Chalk it up to latchkey youths, MTV or the absence of the internet while growing up, but Gen X seems to bring the best of both independence and motivation to the workplace.
With that can-do spirit comes a certain willingness to challenge authority, Woods says. “We will try to knock down doors and barriers more where I think baby boomers tend to go along to get along,” she explains.
This explains Gen X’s penchant for recognizing and pursuing opportunities other generations might not. And while Gen X cannot be considered “digital natives” the way younger generations are, they were at the forefront of that movement and have benefited accordingly.
“We have access to more information and knowledge than prior generations [did] … and we’ve been able to utilize that information to empower us in the workplace. We understand that we don’t have to settle for certain things. We can also pursue certain goals without feeling limited or stifled,” says Woods, herself a Gen Xer. “When you know better, you do better.”
Workplace strengths: Motivated, independent, critically minded
Remember those digital natives? Well, the first generation to earn that title was the millennials, and the impact has been profound.
“If you think about the job-search process, the baby boomer generation was limited to newspaper ads,” Woods says. “So, I think from an empowerment standpoint, we’re in a position to take better control of our careers.”
And many millennials have done just that. Where baby boomers value longevity and seniority, and where Gen X values flexibility and autonomy, millennials have shifted the conversation toward finding meaning and fulfillment in a career.
“We weren’t talking about fulfillment,” says Woods. “You worked until you retired, and then your time there was done. But now there are more people talking about what it means not just to work, not just to plan for retirement, but to really make meaningful contributions.”

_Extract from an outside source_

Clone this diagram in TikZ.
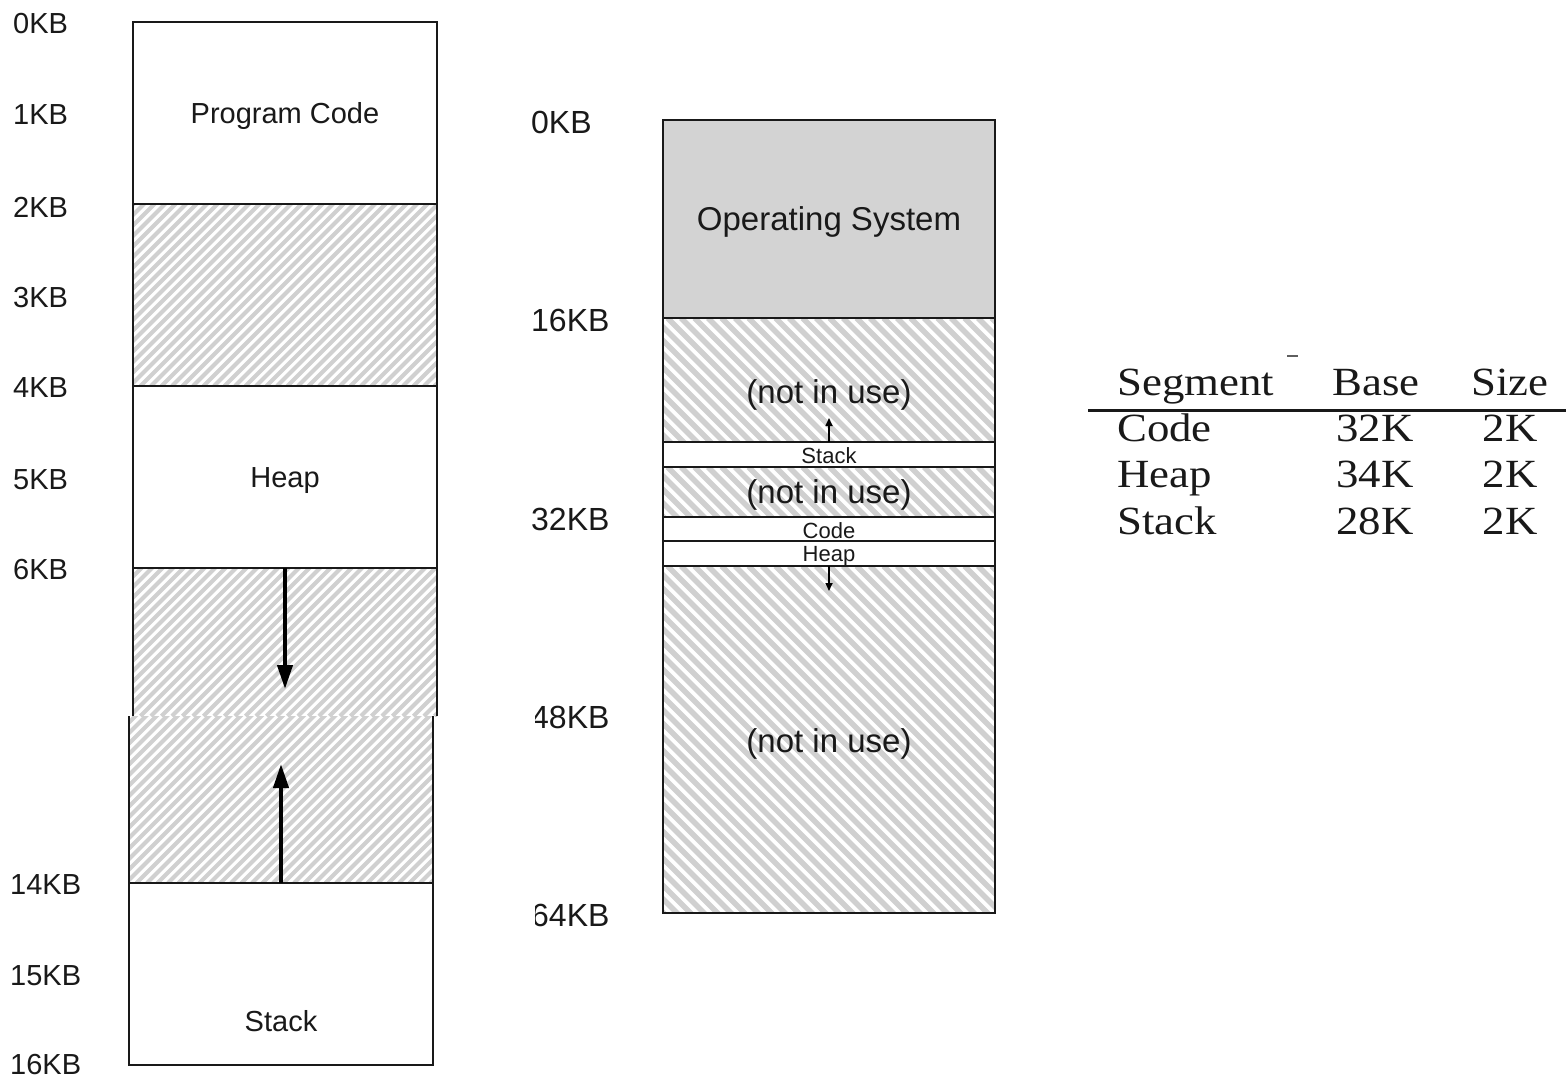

Woods hypothesizes that much of this millennial outlook stems from a certain degree of privilege. “They didn’t have to struggle in the same way that prior generations did,” she says. “So, how it shows up in the workforce is entitlement. … But it’s really about empowerment, not entitlement.”

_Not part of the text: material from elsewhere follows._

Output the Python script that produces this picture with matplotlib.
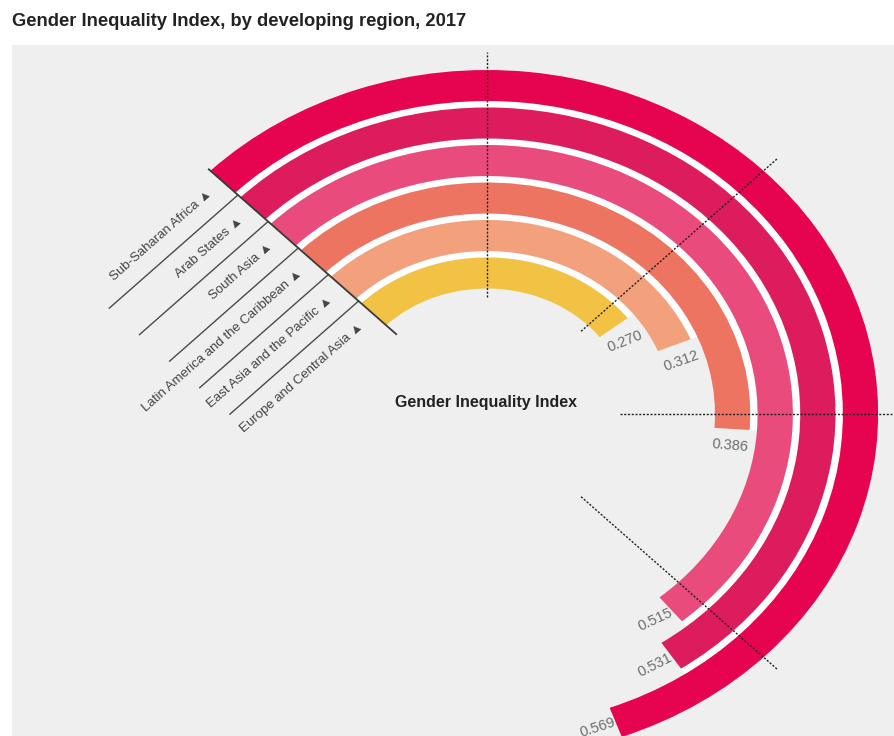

This can be present a number of ways, from a drive to achieve to a commitment to creating a healthy work-life balance.
If you’re still not convinced of millennials’ potential to change things for the better, and if you’re of an older generation, Woods has one piece of advice:
“Gen Xers were latchkey children. Not millennials. Millennials had car pickup and lunch brought to them. … Well, I love hearing people talk about the millennial generation, because a lot of times it’s us Gen Xers who are complaining about them, yet this is the generation that we’ve raised.”
Instead of “Us against them,” in other words, try thinking, “We’re all connected.”
Workplace strengths: Adaptable, creative and results-oriented
As the newest generation to enter the workforce, Gen Z finds itself suffering from the traditional hazing and growing pains every generation experiences at the outset. But before you extend judgment anyway, spare a thought for the new hires who’ve only ever known virtual meetings and remote work.
“Should we shift back at any point to where we’re going into offices more, imagine what they will go through making that adjustment,” Woods says.
They will still likely rely on the technology they’ve been raised with since they were old enough to sit up in a stroller with a tablet. “They’re on it 24/7,” Woods says, noting that most of Gen Z’s communication happens digitally. (Sometimes to their detriment, as those who shell out money for phone lessons well know.)
That digital prowess also primes Gen Z for the sort of entrepreneurial opportunities Woods has seen them master. “They’re coming up in this time of gig work where they have options,” she says. “There are more ways to make money these days than there ever have been. Even those who are pursuing a college degree may still opt to be more entrepreneurial than going to work.”
Workplace strengths: Entrepreneurial, open-minded, flexible
People from different generations have much to learn from one another, as underscored by a recent Accenture survey. In looking at Gen Z employment trends, the study revealed that Gen Z has more in common with Gen X than might be assumed.
“Gen Z resembles its parent generation Gen X more than its millennial predecessors,” the report’s authors note. “New grads are looking for an employee experience that is tailored for them.”
Like Gen X, Gen Z is more ready and willing to work for a big company, move for a job and stay on with an employer for five or more years. In return, the Accenture report notes, they expect work-life balance, meaningful work, and mentorship and skills training.
That’s just one connection, but the potential is there for other mutually beneficial relationships.
“From an employee development perspective, I think you need to intentionally identify mentors who have many years of work experience and wisdom to impart to the next generation,” Woods explains. “Invite Gen Xers, millennials and Gen Z to help bridge the gap in areas where technology may be a challenge for others. Instead of ignoring the fact there are multiple generations in the workplace, embrace it and leverage it.”
While all this sounds great in theory, not every generational difference can be embraced as quaint or charming. Different styles of communication, different ideas of what’s valuable to share and even different vocabulary (looking at you, thumbs-up emoji!) mean there are plenty of opportunities for hurt feelings or resentment.
To this, Woods extols the virtues of open-mindedness. Basically, take a deep breath, look at the conflict from your older or younger co-worker’s point of view and reconsider.
“Older generations may need to unlearn some of the behaviors they’ve learned,” Woods posits. “If they’re open to it, and if younger generations are also open to it, being able to see things from a different person’s perspective can potentially be beneficial to you. It creates a culture of open-mindedness.”
And that’s something we can all learn from.